Tuesday, December 16, 2008

craft extravaganza

We are still busy crafting away here in our corner of the world. The elves will be hard at work until Friday and then it's all systems go for Christmas. Here is a sampling of some gifts the kids made with their two little hands.

This snowflake requires adult assembly ahead of time and it involves glitter. So, if that hasn't scared you off read on for what you'll need.

six no roll wooden clothes pegs
two wooden discs about the size of an American silver dollar
glue gun
white paint
silver and iridescent glitter
lid to a shirt box

I assembled the snowflakes ahead of time and it goes together very quickly. Lay one disc down and dab some hot glue on the end of one of the clothes pegs. Press it onto the disc. Continue gluing the pegs to the disc until all six are glued on. You should only be able to fit six. Now run glue along the edge of the second disc and sandwich it on top of the pegs and first disc. Done. That wasn't too bad.

The kids can now paint the snowflake. I had them paint one side and place it in a box lid. They could then shake glitter all over the snowflake as it's in the box lid and the glitter will be somewhat contained. Let this dry. Once dry, the other side can be painted and glittered and presto! These would look very pretty grouped together.


Isn't this one of the cutest little Rudolphs ever? It's super simple too. Once again I assembled the little guy ahead of time using my trusty glue gun. What did crafters do before glue guns were invented? You will need
2 no roll clothes pegs
2 teeny gogglely eyes
one teeny red pom pom
brown paint
a paint brush
white glue
paper clip
and the glue gun of course
I glued the two clothes pegs head to head.
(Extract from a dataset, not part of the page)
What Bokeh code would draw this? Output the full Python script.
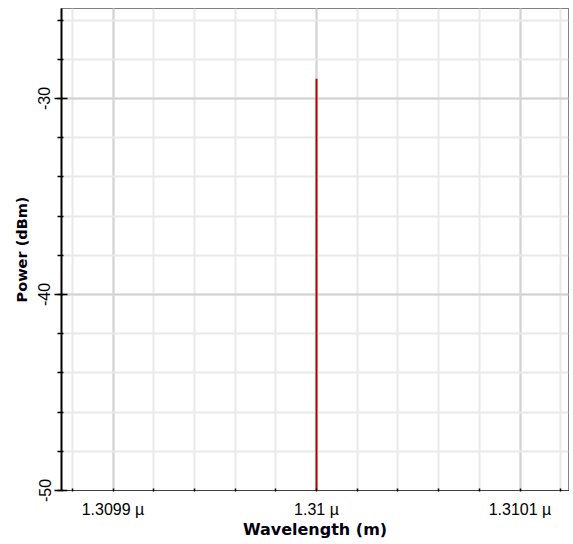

The kids painted little Rudy with the brown paint. Once he dried they glued on the eyes and nose using white glue. After the eyes and nose have dried I hot glued a paperclip to the back so he can be hung from the tree.

This little guy is even easier than his brother. No glue gun required here folks.
brown construction paper
craft sticks
gogglely eyes
pom pom nose
white glue
I traced the children's hands and cut them out. They will become the reindeer's antlers. I then had the children make a triangle with their craft sticks and they glued them together. They then glued on the eyes and nose in the appropriate places. Once it had dried, they could glue on the antlers. And that's it. It'll be a sweet reminder in years to come of how tiny your little one's hands once were.


The end result of this project is one of my favorites we did this year but the actual process to create sends shivers down my spine. It involved my using fabric paint and I hate the way that paint feels on my hands. I strongly recommend gloves for the adult helpers with this one. But maybe that's just my weird hangup. I did do this with all my kids from one year to 4 years. It was a breeze with the two preschoolers but much more work with the little ones. Anywho...you will need
green and red fabric paint
fabric (I bought plain white bandannas but you can use fabric from the fabric store, old sheets or pillowcases, or what have you)
straight pins
wire rimmed ribbon
safety pin
paper plate
paper template
old towel or some other drop cloth
wet paper towels or wash cloth
This project is fairly easy with the older kids but very messy with the little ones. Have lots of paper towels on hand because they get the paint everywhere. I also stripped them down to a diaper so the fabric paint didn't get on their clothing. It would be a good idea for the adult helpers to wear an art smock or old tee shirt too. Just a friendly little tip. Unless you like your clothing smeared with red and green fabric paint.
Lay down the towel on the table and put the paper template down. I use a template because I can't make a circle without. We'd end up with wreaths in the shape of blimps or eggs. Okay, moving on...I also taped the template to the towel so it wouldn't shift around. Next lay the fabric on top of the template and use the straight pins to pin it to the towel. Squirt some green paint onto the plate and using a paint brush paint one of the child's hands. Starting at the top make a print onto the fabric. Continue painting and making prints along the edge of the template. I started along the top then turned the towel so the fingers of the prints are all facing in the same direction. Just keep turning the towel until you've made your way around the circle. Wipe the hand off. You probably won't get all the paint off but as long as you get most you're good to go. You can do a thorough cleanup afterwards. Now squirt a little bit of the red paint onto the plate and have the child use his pointer finger to dip into the paint and make little berries all around the wreath. I also used the red paint to write the child's name and date. My oldest preschooler was able to write her name on her own. Now's the time for cleanup. It doesn't take long for the wreath to dry and once it's dried you can pin on a bow made with the wire rimmed ribbon.


Dori said...

Lovely crafts, my kids have done many of those over the years and I love them all.

Debbie said...

Came over from Mommy's Mayhem. Those crafts are darling. LOVE the wreath.

(fairy) Godmother said...

I love them... most especially the handprint wreath. It came out wonderfully!